13. Security posture for always-on agents
Daemons that stay online inherit the privileges of the account that loads them. Treat that account like a service identity: least privilege on disk, no unnecessary admin rights, and secrets stored in the macOS keychain or a vault—not plaintext in plists checked into git. Rotate API keys on the same cadence as your CI tokens and document who can trigger rotation without rebooting the entire host.
Network egress should be explicit. If OpenClaw only needs a handful of endpoints, enforce them with host firewalls or outbound proxies where policy allows. Log connection failures distinctly from application errors so you can tell permission issues from transient DNS blips. For remote Mac fleets, align VPN or Zero Trust posture with the regions your automation touches to avoid surprise geoblocks.
Back up the plist and environment snapshot whenever you change versions. A tarball of ~/Library/LaunchAgents, relevant shell profiles, and a redacted launchctl print output gives auditors and future-you a reproducible baseline. Pair backups with a short changelog entry: date, operator, reason, and rollback command—boring paperwork prevents heroic debugging later.
When assistants can execute tools or scripts, scope filesystem access tightly. Use dedicated working directories, avoid world-writable paths, and run periodic integrity checks if binaries are user-updatable. If you share a rental Mac across experiments, wipe state between tenants or use separate user accounts so LaunchAgents do not inherit another team’s tokens.

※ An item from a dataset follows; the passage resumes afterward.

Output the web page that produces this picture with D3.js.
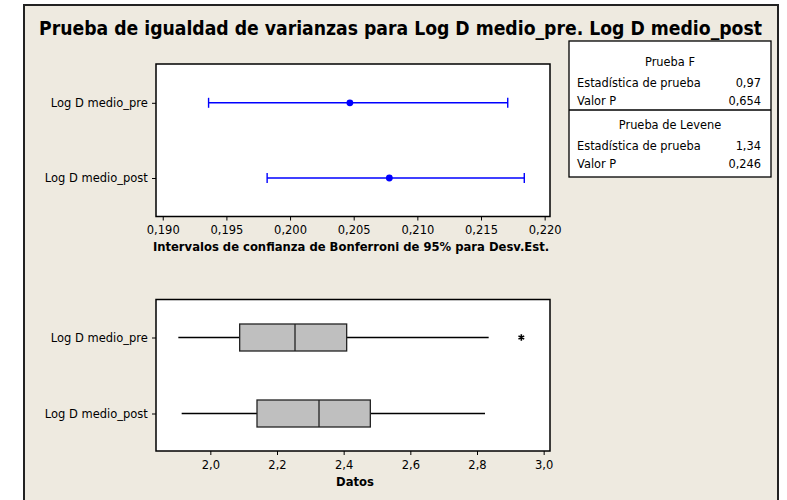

Incident response should include a kill switch: documented steps to unload the agent, revoke credentials, and notify stakeholders if a compromise is suspected. Practice the kill switch in staging so you are not inventing commands during a real event. Security and reliability share the same foundation—predictable launchd behavior under benign and adverse conditions.
Re-read this checklist after every major macOS upgrade: permissions dialogs, hardened runtime rules, and Gatekeeper behavior can shift silently while your plist text stays unchanged. Treat that review as part of your release checklist, not optional hygiene.